What is needed = Retype nothing but the lines from the start of the material up to and including the line with "import * as d3 from 'd3';". Pictures don't belong in the copy.

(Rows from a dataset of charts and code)
[start]
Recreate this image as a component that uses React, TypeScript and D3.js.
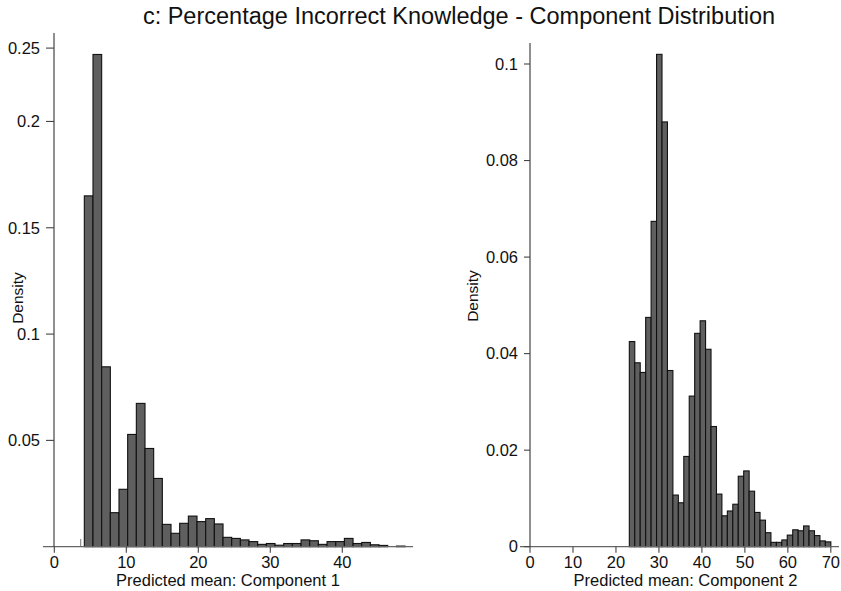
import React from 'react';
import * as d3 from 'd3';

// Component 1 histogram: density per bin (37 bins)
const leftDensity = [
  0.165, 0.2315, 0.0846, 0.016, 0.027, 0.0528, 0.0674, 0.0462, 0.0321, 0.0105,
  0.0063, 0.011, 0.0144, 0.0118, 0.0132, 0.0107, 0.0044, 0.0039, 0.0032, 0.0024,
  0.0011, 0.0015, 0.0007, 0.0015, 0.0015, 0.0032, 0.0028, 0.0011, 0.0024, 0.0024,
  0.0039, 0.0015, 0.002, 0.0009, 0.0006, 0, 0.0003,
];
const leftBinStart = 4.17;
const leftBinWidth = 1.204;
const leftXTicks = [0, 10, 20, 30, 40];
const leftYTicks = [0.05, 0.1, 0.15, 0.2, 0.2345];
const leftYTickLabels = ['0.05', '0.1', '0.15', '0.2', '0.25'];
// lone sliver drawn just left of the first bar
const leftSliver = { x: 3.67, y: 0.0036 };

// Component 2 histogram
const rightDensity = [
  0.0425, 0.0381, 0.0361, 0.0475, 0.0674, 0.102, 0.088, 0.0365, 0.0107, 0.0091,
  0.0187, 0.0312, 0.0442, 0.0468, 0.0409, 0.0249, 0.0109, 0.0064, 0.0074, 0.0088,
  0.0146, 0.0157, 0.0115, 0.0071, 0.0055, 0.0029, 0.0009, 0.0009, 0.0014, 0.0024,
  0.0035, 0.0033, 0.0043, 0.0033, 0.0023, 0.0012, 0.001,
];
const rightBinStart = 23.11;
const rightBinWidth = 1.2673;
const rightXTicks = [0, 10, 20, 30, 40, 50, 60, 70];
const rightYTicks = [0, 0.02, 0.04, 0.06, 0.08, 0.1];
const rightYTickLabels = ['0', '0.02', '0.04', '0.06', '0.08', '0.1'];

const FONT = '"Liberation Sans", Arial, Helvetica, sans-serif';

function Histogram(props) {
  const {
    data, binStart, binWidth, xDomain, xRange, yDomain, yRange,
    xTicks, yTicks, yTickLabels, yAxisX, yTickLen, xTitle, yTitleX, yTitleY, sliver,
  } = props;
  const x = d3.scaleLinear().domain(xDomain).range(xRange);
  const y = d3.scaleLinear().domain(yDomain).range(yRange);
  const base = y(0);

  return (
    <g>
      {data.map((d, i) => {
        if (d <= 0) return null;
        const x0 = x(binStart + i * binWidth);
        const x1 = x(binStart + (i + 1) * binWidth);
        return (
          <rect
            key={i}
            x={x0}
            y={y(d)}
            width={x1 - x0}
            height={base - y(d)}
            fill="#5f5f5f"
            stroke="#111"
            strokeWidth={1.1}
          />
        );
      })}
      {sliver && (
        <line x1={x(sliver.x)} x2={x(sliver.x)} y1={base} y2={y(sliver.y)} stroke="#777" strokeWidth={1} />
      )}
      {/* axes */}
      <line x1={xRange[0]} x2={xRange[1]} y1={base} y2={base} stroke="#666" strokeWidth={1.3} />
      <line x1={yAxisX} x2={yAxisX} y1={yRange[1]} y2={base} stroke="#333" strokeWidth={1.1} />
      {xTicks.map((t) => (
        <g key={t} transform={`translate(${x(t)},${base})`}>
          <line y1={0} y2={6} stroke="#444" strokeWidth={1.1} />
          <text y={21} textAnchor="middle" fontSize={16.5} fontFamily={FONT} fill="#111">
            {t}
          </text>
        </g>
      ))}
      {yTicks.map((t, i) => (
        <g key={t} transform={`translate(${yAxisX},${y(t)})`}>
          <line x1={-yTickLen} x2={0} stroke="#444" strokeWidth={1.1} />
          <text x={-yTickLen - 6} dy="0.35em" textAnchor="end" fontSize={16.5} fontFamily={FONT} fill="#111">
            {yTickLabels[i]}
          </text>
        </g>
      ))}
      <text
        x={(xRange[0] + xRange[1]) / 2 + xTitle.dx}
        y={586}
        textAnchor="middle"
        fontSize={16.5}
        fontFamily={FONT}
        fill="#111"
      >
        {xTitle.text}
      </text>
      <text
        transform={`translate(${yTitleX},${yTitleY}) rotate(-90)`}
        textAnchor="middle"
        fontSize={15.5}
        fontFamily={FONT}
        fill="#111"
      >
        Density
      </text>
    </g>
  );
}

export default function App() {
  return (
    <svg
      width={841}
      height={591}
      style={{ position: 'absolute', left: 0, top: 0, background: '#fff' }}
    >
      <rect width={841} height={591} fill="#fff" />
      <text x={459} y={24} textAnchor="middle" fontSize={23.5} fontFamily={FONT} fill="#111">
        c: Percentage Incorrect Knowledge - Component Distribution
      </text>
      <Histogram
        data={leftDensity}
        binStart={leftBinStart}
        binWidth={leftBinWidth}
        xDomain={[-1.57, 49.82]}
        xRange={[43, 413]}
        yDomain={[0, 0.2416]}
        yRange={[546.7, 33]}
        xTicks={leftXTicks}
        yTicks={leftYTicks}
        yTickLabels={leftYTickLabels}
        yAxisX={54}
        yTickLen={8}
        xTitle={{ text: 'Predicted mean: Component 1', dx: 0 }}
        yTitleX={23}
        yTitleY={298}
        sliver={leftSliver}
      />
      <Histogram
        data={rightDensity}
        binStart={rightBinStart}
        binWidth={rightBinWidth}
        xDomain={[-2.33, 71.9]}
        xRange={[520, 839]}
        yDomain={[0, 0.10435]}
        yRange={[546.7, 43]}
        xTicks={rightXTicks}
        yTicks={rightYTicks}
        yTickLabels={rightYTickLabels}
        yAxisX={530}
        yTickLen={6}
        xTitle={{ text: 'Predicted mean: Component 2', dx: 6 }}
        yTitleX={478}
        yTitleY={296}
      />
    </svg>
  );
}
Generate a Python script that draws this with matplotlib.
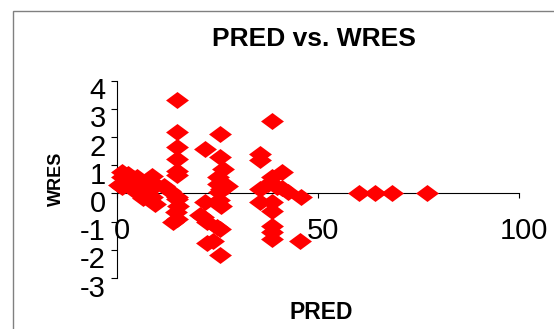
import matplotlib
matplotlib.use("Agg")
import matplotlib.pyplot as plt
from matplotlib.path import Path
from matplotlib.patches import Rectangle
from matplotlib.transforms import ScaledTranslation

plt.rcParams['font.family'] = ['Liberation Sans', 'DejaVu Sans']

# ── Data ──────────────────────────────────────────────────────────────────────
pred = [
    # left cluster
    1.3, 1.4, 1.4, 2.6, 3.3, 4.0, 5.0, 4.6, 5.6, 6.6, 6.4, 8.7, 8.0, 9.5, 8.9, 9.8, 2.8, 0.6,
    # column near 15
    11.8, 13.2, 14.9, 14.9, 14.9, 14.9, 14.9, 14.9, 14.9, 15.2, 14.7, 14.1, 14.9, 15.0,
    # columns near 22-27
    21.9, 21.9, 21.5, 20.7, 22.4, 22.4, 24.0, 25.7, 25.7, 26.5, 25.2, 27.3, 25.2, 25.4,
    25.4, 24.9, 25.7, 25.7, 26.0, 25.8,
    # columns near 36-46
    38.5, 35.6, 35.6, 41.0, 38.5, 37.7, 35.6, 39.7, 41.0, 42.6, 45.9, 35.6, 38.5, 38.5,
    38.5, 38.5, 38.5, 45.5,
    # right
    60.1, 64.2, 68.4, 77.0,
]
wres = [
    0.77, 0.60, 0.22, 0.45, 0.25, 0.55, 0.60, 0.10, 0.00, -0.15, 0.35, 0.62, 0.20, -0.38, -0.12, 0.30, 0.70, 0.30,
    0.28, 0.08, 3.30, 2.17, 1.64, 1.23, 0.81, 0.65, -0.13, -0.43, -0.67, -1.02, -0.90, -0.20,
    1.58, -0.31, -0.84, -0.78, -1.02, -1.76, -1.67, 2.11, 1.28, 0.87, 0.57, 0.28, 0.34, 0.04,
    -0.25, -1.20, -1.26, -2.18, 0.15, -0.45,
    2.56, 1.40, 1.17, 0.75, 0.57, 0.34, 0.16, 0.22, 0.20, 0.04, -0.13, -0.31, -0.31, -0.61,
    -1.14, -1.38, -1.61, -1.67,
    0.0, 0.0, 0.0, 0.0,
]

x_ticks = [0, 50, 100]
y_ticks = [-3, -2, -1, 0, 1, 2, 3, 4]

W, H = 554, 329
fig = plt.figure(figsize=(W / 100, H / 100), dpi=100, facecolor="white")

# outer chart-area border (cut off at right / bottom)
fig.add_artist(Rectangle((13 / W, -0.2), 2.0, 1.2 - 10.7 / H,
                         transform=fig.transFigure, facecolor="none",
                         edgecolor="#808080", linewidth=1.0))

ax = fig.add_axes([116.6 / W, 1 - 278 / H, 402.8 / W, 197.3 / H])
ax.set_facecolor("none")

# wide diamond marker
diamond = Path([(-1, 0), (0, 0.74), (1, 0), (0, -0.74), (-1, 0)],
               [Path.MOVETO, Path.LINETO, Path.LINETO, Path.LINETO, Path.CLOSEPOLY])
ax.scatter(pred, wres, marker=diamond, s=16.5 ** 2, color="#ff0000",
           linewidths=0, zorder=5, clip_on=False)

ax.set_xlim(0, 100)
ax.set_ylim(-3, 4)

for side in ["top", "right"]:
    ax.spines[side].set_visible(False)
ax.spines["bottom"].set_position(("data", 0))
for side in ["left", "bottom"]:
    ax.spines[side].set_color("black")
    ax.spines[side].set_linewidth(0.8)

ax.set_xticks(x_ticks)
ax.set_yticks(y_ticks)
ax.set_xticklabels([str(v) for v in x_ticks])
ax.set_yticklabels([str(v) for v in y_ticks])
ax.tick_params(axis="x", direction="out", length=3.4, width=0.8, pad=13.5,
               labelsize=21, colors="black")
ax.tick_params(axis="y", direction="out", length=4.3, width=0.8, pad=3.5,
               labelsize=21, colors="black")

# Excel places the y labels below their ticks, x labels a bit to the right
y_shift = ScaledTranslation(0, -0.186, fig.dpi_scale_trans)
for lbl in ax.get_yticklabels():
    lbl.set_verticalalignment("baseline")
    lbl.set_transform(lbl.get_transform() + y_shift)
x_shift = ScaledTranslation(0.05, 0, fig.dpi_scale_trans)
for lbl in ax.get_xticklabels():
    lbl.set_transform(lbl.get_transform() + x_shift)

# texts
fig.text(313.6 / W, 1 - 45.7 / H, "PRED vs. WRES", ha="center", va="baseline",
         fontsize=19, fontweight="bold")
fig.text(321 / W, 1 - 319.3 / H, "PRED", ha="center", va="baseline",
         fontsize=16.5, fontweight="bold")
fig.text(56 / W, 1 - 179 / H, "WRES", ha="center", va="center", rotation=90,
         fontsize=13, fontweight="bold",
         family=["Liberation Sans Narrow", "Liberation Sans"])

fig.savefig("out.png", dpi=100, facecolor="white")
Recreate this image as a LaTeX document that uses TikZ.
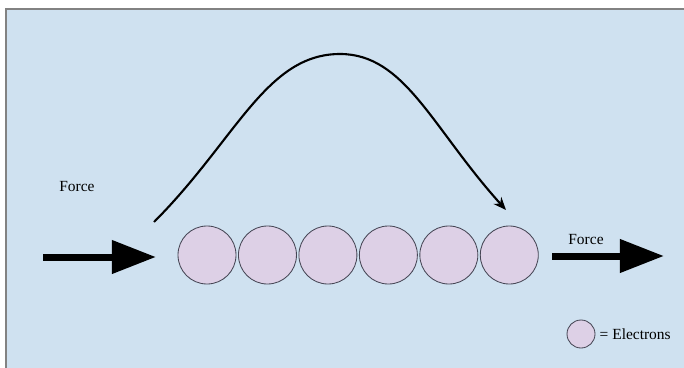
[end]
Exercise answer =
Recreate this image as a component that uses React, TypeScript and D3.js.
import React from 'react';
import * as d3 from 'd3';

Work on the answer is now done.